Gerrit originated from the Android project.
Note that Gerrit is *not* strictly web-based.
Gerrit is a Java .war file with lots of stuff built-in, it does offer
an HTTP server, but it also offers an SSH server as well as a Git
server. It has native implementations of all these protocols and it
allows to create very nice - though not perfect - workflows.
I am a huge fan of Gerrit. It is by far the best system for code
review that I have seen.
> Either of these would be large improvements, with the mailing list
> system having lower cost and probably the same effectiveness.
The way I like to use Gerrit is as follows:
I use git to push my commit(s) to Gerrit.
Gerrit sends email(s) to the mailing list including the commitdiff.

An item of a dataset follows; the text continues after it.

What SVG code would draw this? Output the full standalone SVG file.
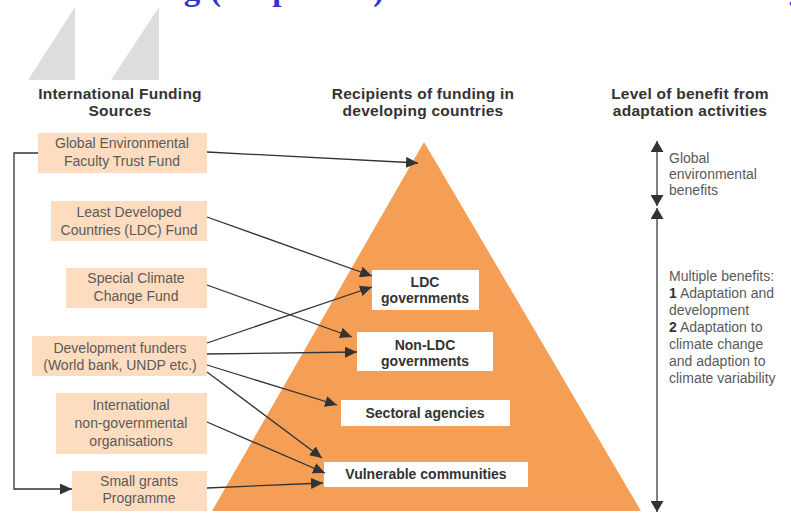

People can use the web interface *or* SSH to comment on the commit.
People can use the web interface *or* SSH to include or veto the commit.
There are two major things that Gerrit is missing:
* The web interface allows making inline comments on every diff line.
The SSH interface does not allow making inline comments.
* When coupling Gerrit with a tool like Jenkins to do verification of
commits (anything from a build smoke test to running test suites)
it is unfortunately not possible to instruct Gerrit to include a
commit until *after* the verification has completed. I am missing
the possibility to say "if verification passes, please include."
It can kinda-sorta be accomplished, but not as nicely as I'd like.
Those two problems aside, I very much like using Gerrit, and in at
least two projects where it has been introduced it has in fact led
to more review and participation.
In both projects it has done nothing (and can do nothing) to keep the
people who do not care much about code quality from committing shit.
The only way to filter what goes into the repo is by skilled human.
Skilled humans are rare, and on top of that everyone who cares less
about code quality than the skilled human will get pissed off by how
(perceived) negative and/or critical and/or conservative and/or
demanding the skilled human is. That's also not a lot of fun.